Frank did his preparatory study at Phillips Andover Academy. He entered Harvard Universityand completed his bachelor's degree in 1896. Then he began teaching, first in Paris and at Kenyon College in Gambier, Ohio. From 1904 to 1906 he taught chemistry at North Dakota State University, Fargo.
Hitchcock returned to Massachusetts and began to teach at Massachusetts Institute of Technology and study at the graduate level at Harvard. In 1910 he obtained a Ph.D. with a thesis entitled, Vector Functions of a Point. Hitchcock stayed at MIT until retirement, publishing his analysis of optimal distribution in 1941.
Frank Hitchcock was descended from New England forebears. His mother was Susan Ida Porter (b. January 1, 1848, Middlebury, Vermont) and his father was Elisha Pike Hitchcock. His parents married on June 27, 1866. Frank was born March 6, 1875, in New York City.[1]
He had two sisters, Mary E. Hitchcock and Viola M. Hitchcock, and two brothers, George P. Hitchcock and Ernest Van Ness Hitchcock. Although Frank was born in New York City, he was raised in Pittsford, Vermont.
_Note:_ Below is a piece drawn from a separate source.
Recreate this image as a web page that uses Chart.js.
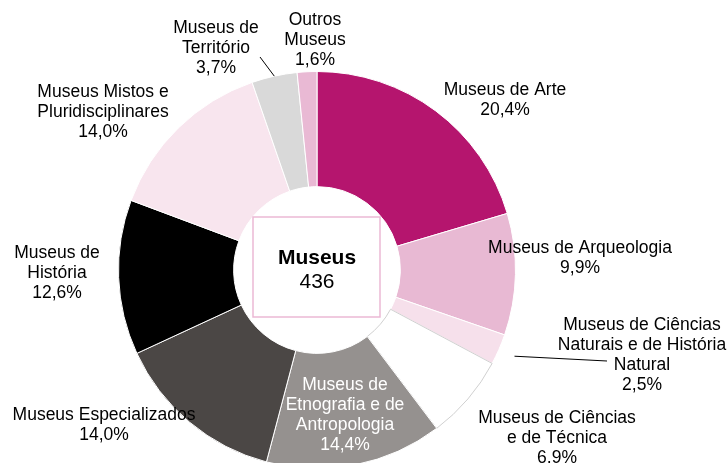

Frank married Margaret Johnson Blakely (d. May 22, 1925) in Paris, France, on May 25, 1899. They had three children, Lauren Blakely (1900-1972), who became a chemical engineer and early opponent of air pollution, John Edward (b. January 28, 1906, d. July 26, 1909), and George Blakely, January 12, 1910. At the time of his death Frank had 11 grandchildren and 6 great-grandsons.